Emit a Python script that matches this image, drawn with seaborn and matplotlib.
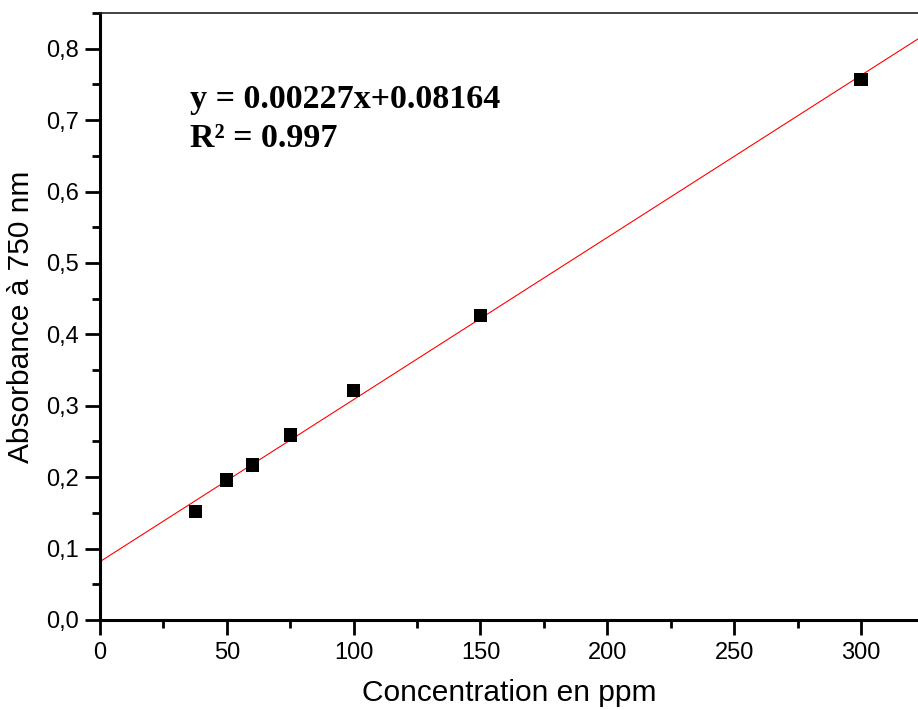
import matplotlib
matplotlib.use("Agg")
import matplotlib.pyplot as plt
import seaborn as sns
import numpy as np
from matplotlib.ticker import MultipleLocator, FuncFormatter

# data
concentration = [37.5, 50, 60, 75, 100, 150, 300]
absorbance = [0.152, 0.196, 0.217, 0.259, 0.321, 0.426, 0.757]
slope = 0.00227
intercept = 0.08164
r_squared = 0.997

sns.set_style("ticks")
plt.rcParams['font.family'] = ['Liberation Sans', 'DejaVu Sans']

fig = plt.figure(figsize=(9.18, 7.1), dpi=100)
ax = fig.add_axes([0.1089, 0.1268, 0.8911, 0.8549])

xmax = 322.5
fit_x = np.array([0.0, xmax])
sns.lineplot(x=fit_x, y=slope * fit_x + intercept, ax=ax, color="red", linewidth=0.8)
sns.scatterplot(x=concentration, y=absorbance, ax=ax, marker="s", s=90,
                color="black", edgecolor="none", zorder=3)

ax.set_xlim(0, xmax)
ax.set_ylim(0, 0.85)
ax.xaxis.set_major_locator(MultipleLocator(50))
ax.xaxis.set_minor_locator(MultipleLocator(25))
ax.yaxis.set_major_locator(MultipleLocator(0.1))
ax.yaxis.set_minor_locator(MultipleLocator(0.05))
ax.yaxis.set_major_formatter(FuncFormatter(lambda v, p: f"{v:.1f}".replace(".", ",")))

ax.tick_params(which="major", length=11, width=2, labelsize=17,
               colors="black", labelcolor="black")
ax.tick_params(which="minor", length=6, width=2, colors="black")
ax.tick_params(axis="x", pad=5)
ax.tick_params(axis="y", pad=4)

for side in ["left", "bottom"]:
    ax.spines[side].set_linewidth(2.2)
    ax.spines[side].set_color("black")
ax.spines["top"].set_linewidth(1.2)
ax.spines["top"].set_color("#222222")
ax.spines["right"].set_visible(False)

ax.set_xlabel("Concentration en ppm", fontsize=21.5, labelpad=11, color="black")
ax.set_ylabel("Absorbance à 750 nm", fontsize=21.5, labelpad=8, color="black")

ax.text(35.4, 0.717, f"y = {slope:.5f}x+{intercept:.5f}", fontsize=24.5,
        fontweight="bold", color="black", family=["Liberation Serif", "DejaVu Serif"])
ax.text(35.4, 0.663, f"R² = {r_squared}", fontsize=24.5,
        fontweight="bold", color="black", family=["Liberation Serif", "DejaVu Serif"])

fig.savefig("out.png", dpi=100)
□ □ □
- [EXERCISE]: Write out the whole listing again, exactly, with no pictures.

- [THE SOLUTION]:
Emit a Python script that matches this image, drawn with seaborn and matplotlib.
import matplotlib
matplotlib.use("Agg")
import matplotlib.pyplot as plt
import seaborn as sns
import numpy as np
from matplotlib.ticker import MultipleLocator, FuncFormatter

# data
concentration = [37.5, 50, 60, 75, 100, 150, 300]
absorbance = [0.152, 0.196, 0.217, 0.259, 0.321, 0.426, 0.757]
slope = 0.00227
intercept = 0.08164
r_squared = 0.997

sns.set_style("ticks")
plt.rcParams['font.family'] = ['Liberation Sans', 'DejaVu Sans']

fig = plt.figure(figsize=(9.18, 7.1), dpi=100)
ax = fig.add_axes([0.1089, 0.1268, 0.8911, 0.8549])

xmax = 322.5
fit_x = np.array([0.0, xmax])
sns.lineplot(x=fit_x, y=slope * fit_x + intercept, ax=ax, color="red", linewidth=0.8)
sns.scatterplot(x=concentration, y=absorbance, ax=ax, marker="s", s=90,
                color="black", edgecolor="none", zorder=3)

ax.set_xlim(0, xmax)
ax.set_ylim(0, 0.85)
ax.xaxis.set_major_locator(MultipleLocator(50))
ax.xaxis.set_minor_locator(MultipleLocator(25))
ax.yaxis.set_major_locator(MultipleLocator(0.1))
ax.yaxis.set_minor_locator(MultipleLocator(0.05))
ax.yaxis.set_major_formatter(FuncFormatter(lambda v, p: f"{v:.1f}".replace(".", ",")))

ax.tick_params(which="major", length=11, width=2, labelsize=17,
               colors="black", labelcolor="black")
ax.tick_params(which="minor", length=6, width=2, colors="black")
ax.tick_params(axis="x", pad=5)
ax.tick_params(axis="y", pad=4)

for side in ["left", "bottom"]:
    ax.spines[side].set_linewidth(2.2)
    ax.spines[side].set_color("black")
ax.spines["top"].set_linewidth(1.2)
ax.spines["top"].set_color("#222222")
ax.spines["right"].set_visible(False)

ax.set_xlabel("Concentration en ppm", fontsize=21.5, labelpad=11, color="black")
ax.set_ylabel("Absorbance à 750 nm", fontsize=21.5, labelpad=8, color="black")

ax.text(35.4, 0.717, f"y = {slope:.5f}x+{intercept:.5f}", fontsize=24.5,
        fontweight="bold", color="black", family=["Liberation Serif", "DejaVu Serif"])
ax.text(35.4, 0.663, f"R² = {r_squared}", fontsize=24.5,
        fontweight="bold", color="black", family=["Liberation Serif", "DejaVu Serif"])

fig.savefig("out.png", dpi=100)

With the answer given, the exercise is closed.